Festival off d’Avignon : « L’Affranchie », de et avec Pauline Moingeon au Laurette théâtre à 17 heures.

Vrai.
« L'Affranchie » est un spectacle qui sonne tellement vrai que nombre de spectateurs en sortent avec la conviction qu'il est autobiographique ! En fait, l'histoire racontée remonte à une génération avant celle de la comédienne : c'est sa mère qui s'est trouvée avoir été adoptée par une marâtre. C'est d'ailleurs la voix de cette dernière qu'on entend parfois sur la bande son. Pour cette raison, la comédienne s'est appliquée à maintenir une distance entre son personnage et elle, la proximité étant réalisée par l'émotion contenue dans cette voix invisible.
Le début du spectacle laisse – volontairement – planer un mystère.
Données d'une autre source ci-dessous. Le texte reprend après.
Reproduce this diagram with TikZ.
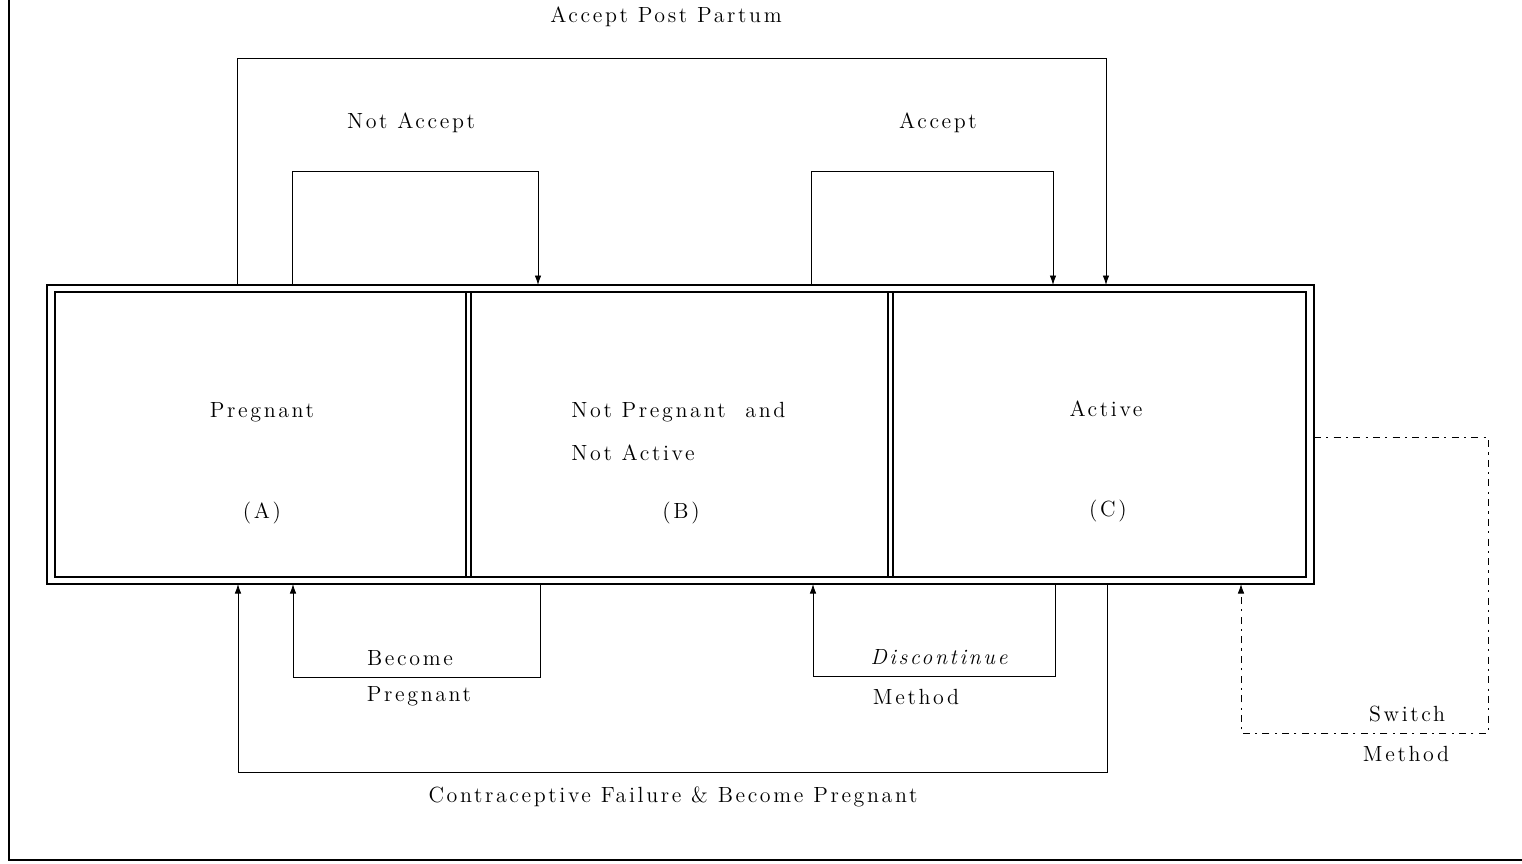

Qui parle, qui parle de qui, de quoi s'agit-il ? C'est peu à peu que le voile se lève, comme ce fut le cas pour l'intéressée. À travers les bruits écoutés et interprétés d'un immeuble, c'est une sensibilité qui se dévoile d'abord. Puis on est saisi par la poésie du texte. Enfin, voyant ce personnage étrange et fragile plonger ses yeux dans ceux du public, on se rend compte qu'en fait elle est en train de plonger en elle-même. Cette séquence a duré moins de cinq minutes, mais elle a mis tout un univers en place et le récit peut commencer.
Si le sujet est grave, il est traité sans faire souffrir le spectateur. Les questions essentielles que cette femme s'est posée – qu'est-ce qu'une « vraie » mère, peut-on aimer la photo de sa génitrice au point de se confier à elle, sera-t-on capable de devenir mère à son tour ? – nous sont transmises. Rien n'est caché des difficiles dialogues avec les psychiatres ou des souvenirs pénibles. Tout cela touche la part d'enfance fragile qui reste en chacun de nous, mais aucune tristesse ne vient gâcher la réception de ces confidences. Parce que la comédienne a la délicatesse d'interpréter son personnage au plus juste (tout au plus peut on remarquer un ou deux brefs passages qui semblent un peu forcés). Parce qu'à la poésie du verbe elle ajoute une poésie du geste. Parce qu'à « la mélancolie » qui « est le bonheur d'être triste », selon Victor Hugo, elle oppose le fait que « la vie est simple et belle comme une immense comédie », ainsi que le dit le père de son personnage.
Pierre FRANÇOIS
« L'Affranchie », de et avec Pauline Moingeon. Mise en scène : Elise Touchon Ferreira. Au Laurette Théâtre d'Avignon du 5 au 29 juillet 2018 à 17 heures, tél. : 06 64 99 59 79.